かつてあった家族の絆が断たれて修復が不可能になった時、人はどう動くのだろうか?元妻を殺す夫はいつでもニュースになりつづける。元の恋人を殺す男も絶えない。女が元夫や元恋人を殺すニユースはほとんどない。なぜだろうか?女性は男性ほど愛の執着がないからだろうか?愛していないからなのか?女の殺傷事件は多くはないのだ。女は諦めるのかもしれない。あるいは所有の断ち切れない欲望の糸につながれているのは男たちかもしれないね。つまり、男たちは弱いのである。一端手に入れた愛=存在を失うことに耐えられない精神の弱さをもっている男たちが大勢いる、ということなのだろうか?自立しえない精神の弱さなのか、それとも2000年以上男性のDNAに刻まれてきた主体的行為者としてインプットされた欲望がなせる技なのだろうか?所有者としての異性への愛(依存)ゆえの歪んだ愛ゆえか、主体であることの厳しさ故なのかもしれない。執着した相手を殺す行為にさえ及ぶ男のエゴーは破滅願望との心中でもある。
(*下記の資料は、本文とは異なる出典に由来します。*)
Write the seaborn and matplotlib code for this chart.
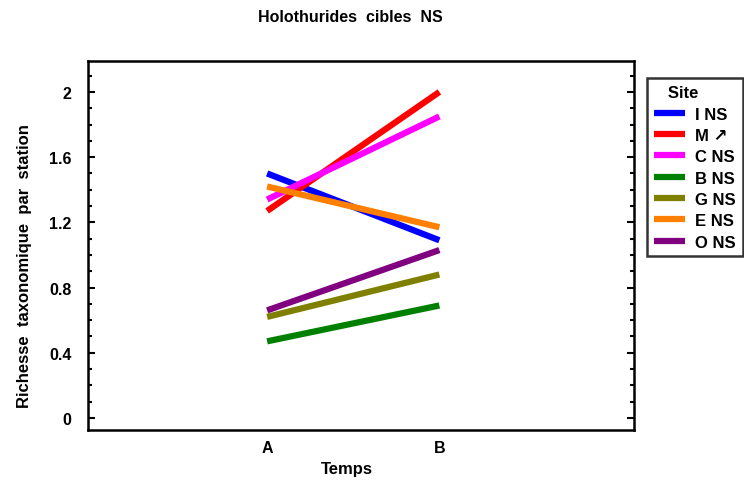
import matplotlib
matplotlib.use("Agg")
import matplotlib.pyplot as plt
import seaborn as sns
import pandas as pd
from matplotlib.ticker import MultipleLocator

temps = ["A", "B"]
sites = ["I NS", "M \u2197", "C NS", "B NS", "G NS", "E NS", "O NS"]
vals_A = [1.50, 1.27, 1.34, 0.47, 0.62, 1.42, 0.66]
vals_B = [1.09, 2.00, 1.85, 0.69, 0.88, 1.17, 1.03]
colors = ["#0000ff", "#ff0000", "#ff00ff", "#008000", "#808000", "#ff8000", "#800080"]

rows = []
for s, a, b in zip(sites, vals_A, vals_B):
    rows.append({"Temps": 1, "val": a, "Site": s})
    rows.append({"Temps": 2, "val": b, "Site": s})
df = pd.DataFrame(rows)

sns.set_style("white")
plt.rcParams["font.family"] = ["Liberation Sans", "DejaVu Sans"]
plt.rcParams["font.weight"] = "bold"
plt.rcParams["text.color"] = "black"
plt.rcParams["axes.labelcolor"] = "black"
plt.rcParams["xtick.color"] = "black"
plt.rcParams["ytick.color"] = "black"

fig = plt.figure(figsize=(7.44, 4.81), dpi=100)
ax = fig.add_axes([88/744, 1-431/481, (634-88)/744, (431-62)/481])
sns.lineplot(data=df, x="Temps", y="val", hue="Site", palette=colors,
             hue_order=sites, linewidth=4.5, ax=ax, legend=True)
for ln in ax.lines:
    ln.set_solid_capstyle("butt")

ax.set_xlim(-0.04, 3.13)
ax.set_ylim(-0.074, 2.19)
ax.set_xticks([1, 2])
ax.set_xticklabels(temps, fontsize=11.5, fontweight="bold")
ax.yaxis.set_minor_locator(MultipleLocator(0.1))
ax.set_yticks([0, 0.4, 0.8, 1.2, 1.6, 2.0])
ax.set_yticklabels(["0", "0.4", "0.8", "1.2", "1.6", "2"], fontsize=11.5, fontweight="bold")
ax.tick_params(axis="x", length=0, pad=7)
ax.tick_params(axis="y", which="major", direction="in", length=5, width=1.5,
               left=True, right=True, pad=12)
ax.tick_params(axis="y", which="minor", direction="in", length=3, width=1.5,
               left=True, right=True)
for sp in ax.spines.values():
    sp.set_linewidth(1.8)
    sp.set_color("black")

ax.set_xlabel("")
ax.set_ylabel("Richesse  taxonomique  par  station", fontsize=12, fontweight="bold")
ax.yaxis.set_label_coords(-0.102, 0.447)
fig.text(347/744, 1-470/481, "Temps", ha="center", va="center",
         fontsize=12, fontweight="bold")
fig.text(350/744, 1-17/481, "Holothurides  cibles  NS", ha="center", va="center",
         fontsize=11.5, fontweight="bold")

leg = ax.legend(title="   Site", loc="upper left", bbox_to_anchor=(647/744, 1-79/481),
                bbox_transform=fig.transFigure, frameon=True, fancybox=False,
                borderpad=0.4, borderaxespad=0, handlelength=1.9, handletextpad=0.6,
                labelspacing=0.38, fontsize=12,
                title_fontproperties={"weight": "bold", "size": 12})
leg._legend_box.align = "left"
leg._legend_box.sep = 5
leg.get_frame().set_edgecolor("black")
leg.get_frame().set_linewidth(1.8)
for t in leg.get_texts():
    t.set_fontweight("bold")
for h in leg.legend_handles:
    h.set_linewidth(4.5)

fig.savefig("out.png", dpi=100)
~孤独に耐え得ない男たちが殺害に及ぶのかもしれない。犯罪を専門的に調べているわけではないので、印象だけのことばをつらつら並べている。映像は音楽がいいと思った。人間の底知れない孤独、関係の底冷えのする寒さを背中で描いている男の姿があったようなー。記憶が曖昧である。
一個の存在が一個の存在を愛し家族を育んでいく。互いに良かれと思って家族になり性愛を求める。しかし、その絆の破綻はどこにも転がっている。互いに互いを尊重し、信頼し、未来を夢見ることができなくなった時、一緒にいることが苦痛になり不快になり争いの場になるとき、人は共にいる空間が耐えられなくなる。そして別れる。しかし別れてもその愛(絆、縁、執着)に囚われる時、人は生きている間その囚われを生きざるをえないのかもしれない。
愛しすぎたがゆえに愛を貫くことができなかった男の悲しみそして女の悲しみが流れる『パリ、テキサス』である。映像を学生たちと一緒に見た。Jane役のNastassja Kinskiは美しいブロンドの女性である。セクシーで野性的なエロスも感じさせた。しかし母親の愛があふれていた。サム・シェパードは「Buried child」でもやはり家族を描いている。雨が降りしきる舞台である。家の裏庭の野菜畑でとれた野菜をステージに持ってくる息子がいる。裏庭に近親相姦で生まれた子供が埋められていた。
家族の絆、家族の地獄、家族の血なまぐさい関係の淵がこれでもか、と描かれる。ビンを投げつけ割る衝動がある。殺したい憎悪に鷲掴みにされながら家族の愛を求める。愛って何?家族って何?孤独と愛、人はそれぞれの地獄を隠しもって生きているようなそんな人生の凄まじさを見せられる。それでも愛を求め続ける人間の性があり、人間の果てしなさがある。